Write out the full listing exactly as given, minus the images.

• _Collected material_:
==================================================
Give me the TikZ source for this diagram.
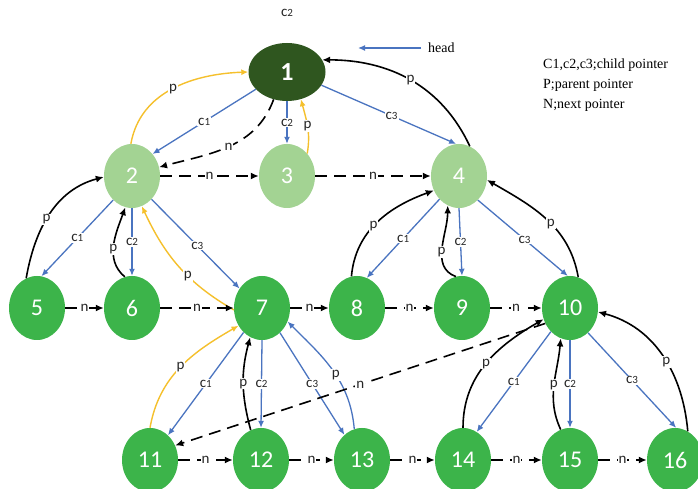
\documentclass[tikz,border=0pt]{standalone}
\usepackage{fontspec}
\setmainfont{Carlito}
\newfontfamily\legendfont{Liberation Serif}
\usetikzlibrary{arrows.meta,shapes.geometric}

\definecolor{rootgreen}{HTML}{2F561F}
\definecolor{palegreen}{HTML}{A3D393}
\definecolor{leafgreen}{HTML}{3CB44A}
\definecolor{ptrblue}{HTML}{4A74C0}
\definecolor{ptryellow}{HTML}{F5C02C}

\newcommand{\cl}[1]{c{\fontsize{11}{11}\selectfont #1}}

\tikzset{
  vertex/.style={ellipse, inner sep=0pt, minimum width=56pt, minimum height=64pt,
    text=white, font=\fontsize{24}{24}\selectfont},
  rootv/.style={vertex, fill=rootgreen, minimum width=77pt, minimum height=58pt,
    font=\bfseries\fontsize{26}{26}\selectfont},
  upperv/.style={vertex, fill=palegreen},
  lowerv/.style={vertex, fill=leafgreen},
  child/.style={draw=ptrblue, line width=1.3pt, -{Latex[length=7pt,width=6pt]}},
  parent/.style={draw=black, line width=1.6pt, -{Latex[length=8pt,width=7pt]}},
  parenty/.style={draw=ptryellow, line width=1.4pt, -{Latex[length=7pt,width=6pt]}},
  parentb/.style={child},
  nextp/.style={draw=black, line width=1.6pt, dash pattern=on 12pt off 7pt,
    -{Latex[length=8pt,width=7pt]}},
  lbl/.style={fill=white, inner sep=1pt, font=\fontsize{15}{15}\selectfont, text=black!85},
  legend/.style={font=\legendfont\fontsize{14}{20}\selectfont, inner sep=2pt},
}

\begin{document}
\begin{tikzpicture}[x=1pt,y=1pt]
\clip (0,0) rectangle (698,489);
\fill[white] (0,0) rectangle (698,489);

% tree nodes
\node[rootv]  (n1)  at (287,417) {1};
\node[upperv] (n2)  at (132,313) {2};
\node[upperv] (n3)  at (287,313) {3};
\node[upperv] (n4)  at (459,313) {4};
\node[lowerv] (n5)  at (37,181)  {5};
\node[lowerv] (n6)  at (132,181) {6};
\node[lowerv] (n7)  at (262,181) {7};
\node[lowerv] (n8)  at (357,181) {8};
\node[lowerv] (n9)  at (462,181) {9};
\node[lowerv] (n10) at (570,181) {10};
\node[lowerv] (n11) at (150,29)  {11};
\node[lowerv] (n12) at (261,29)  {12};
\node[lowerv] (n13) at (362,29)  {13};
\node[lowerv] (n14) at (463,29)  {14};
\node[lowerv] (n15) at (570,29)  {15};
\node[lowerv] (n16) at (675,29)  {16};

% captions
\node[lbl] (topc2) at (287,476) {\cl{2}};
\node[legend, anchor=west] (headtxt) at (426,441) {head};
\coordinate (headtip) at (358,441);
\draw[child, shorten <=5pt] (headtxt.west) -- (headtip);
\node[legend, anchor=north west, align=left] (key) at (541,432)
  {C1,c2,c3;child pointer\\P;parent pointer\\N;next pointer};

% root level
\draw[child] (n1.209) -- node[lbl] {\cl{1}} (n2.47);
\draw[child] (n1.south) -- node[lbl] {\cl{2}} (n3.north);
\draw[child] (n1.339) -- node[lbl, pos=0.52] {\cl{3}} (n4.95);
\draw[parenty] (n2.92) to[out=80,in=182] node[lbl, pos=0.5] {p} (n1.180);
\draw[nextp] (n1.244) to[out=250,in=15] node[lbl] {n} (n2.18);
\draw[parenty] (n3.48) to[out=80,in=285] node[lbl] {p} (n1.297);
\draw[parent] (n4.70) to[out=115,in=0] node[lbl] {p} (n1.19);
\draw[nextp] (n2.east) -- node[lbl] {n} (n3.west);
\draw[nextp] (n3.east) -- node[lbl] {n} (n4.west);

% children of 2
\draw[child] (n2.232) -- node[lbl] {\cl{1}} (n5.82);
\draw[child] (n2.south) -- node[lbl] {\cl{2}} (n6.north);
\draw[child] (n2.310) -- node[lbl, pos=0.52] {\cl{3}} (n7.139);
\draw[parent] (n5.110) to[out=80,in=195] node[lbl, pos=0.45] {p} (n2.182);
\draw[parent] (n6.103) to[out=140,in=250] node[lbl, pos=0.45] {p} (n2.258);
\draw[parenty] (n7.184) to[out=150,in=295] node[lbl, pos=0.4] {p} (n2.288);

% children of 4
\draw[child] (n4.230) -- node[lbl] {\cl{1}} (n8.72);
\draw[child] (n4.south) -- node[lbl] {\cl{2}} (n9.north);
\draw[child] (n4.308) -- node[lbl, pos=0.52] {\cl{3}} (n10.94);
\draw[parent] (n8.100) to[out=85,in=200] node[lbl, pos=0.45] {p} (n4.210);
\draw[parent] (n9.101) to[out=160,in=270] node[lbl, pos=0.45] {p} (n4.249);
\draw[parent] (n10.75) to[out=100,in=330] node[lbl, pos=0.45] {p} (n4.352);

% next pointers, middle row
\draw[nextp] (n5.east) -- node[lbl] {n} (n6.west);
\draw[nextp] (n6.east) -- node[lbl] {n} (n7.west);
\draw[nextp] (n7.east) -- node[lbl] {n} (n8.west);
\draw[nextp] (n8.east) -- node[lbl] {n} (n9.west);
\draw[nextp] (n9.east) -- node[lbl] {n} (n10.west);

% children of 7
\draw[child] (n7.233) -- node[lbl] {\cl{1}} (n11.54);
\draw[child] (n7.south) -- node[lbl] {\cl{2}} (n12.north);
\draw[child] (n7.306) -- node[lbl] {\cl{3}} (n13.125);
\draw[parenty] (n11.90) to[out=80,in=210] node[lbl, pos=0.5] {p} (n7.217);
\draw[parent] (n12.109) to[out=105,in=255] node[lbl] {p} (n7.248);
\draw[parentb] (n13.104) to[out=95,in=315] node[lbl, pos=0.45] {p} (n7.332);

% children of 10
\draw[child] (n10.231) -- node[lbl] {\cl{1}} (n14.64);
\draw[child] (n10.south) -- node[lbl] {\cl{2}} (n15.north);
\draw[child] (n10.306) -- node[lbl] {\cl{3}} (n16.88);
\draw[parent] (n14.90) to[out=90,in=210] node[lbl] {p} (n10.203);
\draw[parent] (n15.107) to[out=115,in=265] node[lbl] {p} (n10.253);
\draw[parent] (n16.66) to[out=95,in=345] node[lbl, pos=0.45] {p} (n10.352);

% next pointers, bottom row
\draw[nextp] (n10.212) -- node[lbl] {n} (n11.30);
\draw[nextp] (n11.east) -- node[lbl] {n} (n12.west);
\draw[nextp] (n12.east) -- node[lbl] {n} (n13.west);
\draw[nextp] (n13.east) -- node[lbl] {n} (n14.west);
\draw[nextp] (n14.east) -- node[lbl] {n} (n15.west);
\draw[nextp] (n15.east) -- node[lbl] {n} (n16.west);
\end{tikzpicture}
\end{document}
==================================================
• _Answer_:
Give me the TikZ source for this diagram.
\documentclass[tikz,border=0pt]{standalone}
\usepackage{fontspec}
\setmainfont{Carlito}
\newfontfamily\legendfont{Liberation Serif}
\usetikzlibrary{arrows.meta,shapes.geometric}

\definecolor{rootgreen}{HTML}{2F561F}
\definecolor{palegreen}{HTML}{A3D393}
\definecolor{leafgreen}{HTML}{3CB44A}
\definecolor{ptrblue}{HTML}{4A74C0}
\definecolor{ptryellow}{HTML}{F5C02C}

\newcommand{\cl}[1]{c{\fontsize{11}{11}\selectfont #1}}

\tikzset{
  vertex/.style={ellipse, inner sep=0pt, minimum width=56pt, minimum height=64pt,
    text=white, font=\fontsize{24}{24}\selectfont},
  rootv/.style={vertex, fill=rootgreen, minimum width=77pt, minimum height=58pt,
    font=\bfseries\fontsize{26}{26}\selectfont},
  upperv/.style={vertex, fill=palegreen},
  lowerv/.style={vertex, fill=leafgreen},
  child/.style={draw=ptrblue, line width=1.3pt, -{Latex[length=7pt,width=6pt]}},
  parent/.style={draw=black, line width=1.6pt, -{Latex[length=8pt,width=7pt]}},
  parenty/.style={draw=ptryellow, line width=1.4pt, -{Latex[length=7pt,width=6pt]}},
  parentb/.style={child},
  nextp/.style={draw=black, line width=1.6pt, dash pattern=on 12pt off 7pt,
    -{Latex[length=8pt,width=7pt]}},
  lbl/.style={fill=white, inner sep=1pt, font=\fontsize{15}{15}\selectfont, text=black!85},
  legend/.style={font=\legendfont\fontsize{14}{20}\selectfont, inner sep=2pt},
}

\begin{document}
\begin{tikzpicture}[x=1pt,y=1pt]
\clip (0,0) rectangle (698,489);
\fill[white] (0,0) rectangle (698,489);

% tree nodes
\node[rootv]  (n1)  at (287,417) {1};
\node[upperv] (n2)  at (132,313) {2};
\node[upperv] (n3)  at (287,313) {3};
\node[upperv] (n4)  at (459,313) {4};
\node[lowerv] (n5)  at (37,181)  {5};
\node[lowerv] (n6)  at (132,181) {6};
\node[lowerv] (n7)  at (262,181) {7};
\node[lowerv] (n8)  at (357,181) {8};
\node[lowerv] (n9)  at (462,181) {9};
\node[lowerv] (n10) at (570,181) {10};
\node[lowerv] (n11) at (150,29)  {11};
\node[lowerv] (n12) at (261,29)  {12};
\node[lowerv] (n13) at (362,29)  {13};
\node[lowerv] (n14) at (463,29)  {14};
\node[lowerv] (n15) at (570,29)  {15};
\node[lowerv] (n16) at (675,29)  {16};

% captions
\node[lbl] (topc2) at (287,476) {\cl{2}};
\node[legend, anchor=west] (headtxt) at (426,441) {head};
\coordinate (headtip) at (358,441);
\draw[child, shorten <=5pt] (headtxt.west) -- (headtip);
\node[legend, anchor=north west, align=left] (key) at (541,432)
  {C1,c2,c3;child pointer\\P;parent pointer\\N;next pointer};

% root level
\draw[child] (n1.209) -- node[lbl] {\cl{1}} (n2.47);
\draw[child] (n1.south) -- node[lbl] {\cl{2}} (n3.north);
\draw[child] (n1.339) -- node[lbl, pos=0.52] {\cl{3}} (n4.95);
\draw[parenty] (n2.92) to[out=80,in=182] node[lbl, pos=0.5] {p} (n1.180);
\draw[nextp] (n1.244) to[out=250,in=15] node[lbl] {n} (n2.18);
\draw[parenty] (n3.48) to[out=80,in=285] node[lbl] {p} (n1.297);
\draw[parent] (n4.70) to[out=115,in=0] node[lbl] {p} (n1.19);
\draw[nextp] (n2.east) -- node[lbl] {n} (n3.west);
\draw[nextp] (n3.east) -- node[lbl] {n} (n4.west);

% children of 2
\draw[child] (n2.232) -- node[lbl] {\cl{1}} (n5.82);
\draw[child] (n2.south) -- node[lbl] {\cl{2}} (n6.north);
\draw[child] (n2.310) -- node[lbl, pos=0.52] {\cl{3}} (n7.139);
\draw[parent] (n5.110) to[out=80,in=195] node[lbl, pos=0.45] {p} (n2.182);
\draw[parent] (n6.103) to[out=140,in=250] node[lbl, pos=0.45] {p} (n2.258);
\draw[parenty] (n7.184) to[out=150,in=295] node[lbl, pos=0.4] {p} (n2.288);

% children of 4
\draw[child] (n4.230) -- node[lbl] {\cl{1}} (n8.72);
\draw[child] (n4.south) -- node[lbl] {\cl{2}} (n9.north);
\draw[child] (n4.308) -- node[lbl, pos=0.52] {\cl{3}} (n10.94);
\draw[parent] (n8.100) to[out=85,in=200] node[lbl, pos=0.45] {p} (n4.210);
\draw[parent] (n9.101) to[out=160,in=270] node[lbl, pos=0.45] {p} (n4.249);
\draw[parent] (n10.75) to[out=100,in=330] node[lbl, pos=0.45] {p} (n4.352);

% next pointers, middle row
\draw[nextp] (n5.east) -- node[lbl] {n} (n6.west);
\draw[nextp] (n6.east) -- node[lbl] {n} (n7.west);
\draw[nextp] (n7.east) -- node[lbl] {n} (n8.west);
\draw[nextp] (n8.east) -- node[lbl] {n} (n9.west);
\draw[nextp] (n9.east) -- node[lbl] {n} (n10.west);

% children of 7
\draw[child] (n7.233) -- node[lbl] {\cl{1}} (n11.54);
\draw[child] (n7.south) -- node[lbl] {\cl{2}} (n12.north);
\draw[child] (n7.306) -- node[lbl] {\cl{3}} (n13.125);
\draw[parenty] (n11.90) to[out=80,in=210] node[lbl, pos=0.5] {p} (n7.217);
\draw[parent] (n12.109) to[out=105,in=255] node[lbl] {p} (n7.248);
\draw[parentb] (n13.104) to[out=95,in=315] node[lbl, pos=0.45] {p} (n7.332);

% children of 10
\draw[child] (n10.231) -- node[lbl] {\cl{1}} (n14.64);
\draw[child] (n10.south) -- node[lbl] {\cl{2}} (n15.north);
\draw[child] (n10.306) -- node[lbl] {\cl{3}} (n16.88);
\draw[parent] (n14.90) to[out=90,in=210] node[lbl] {p} (n10.203);
\draw[parent] (n15.107) to[out=115,in=265] node[lbl] {p} (n10.253);
\draw[parent] (n16.66) to[out=95,in=345] node[lbl, pos=0.45] {p} (n10.352);

% next pointers, bottom row
\draw[nextp] (n10.212) -- node[lbl] {n} (n11.30);
\draw[nextp] (n11.east) -- node[lbl] {n} (n12.west);
\draw[nextp] (n12.east) -- node[lbl] {n} (n13.west);
\draw[nextp] (n13.east) -- node[lbl] {n} (n14.west);
\draw[nextp] (n14.east) -- node[lbl] {n} (n15.west);
\draw[nextp] (n15.east) -- node[lbl] {n} (n16.west);
\end{tikzpicture}
\end{document}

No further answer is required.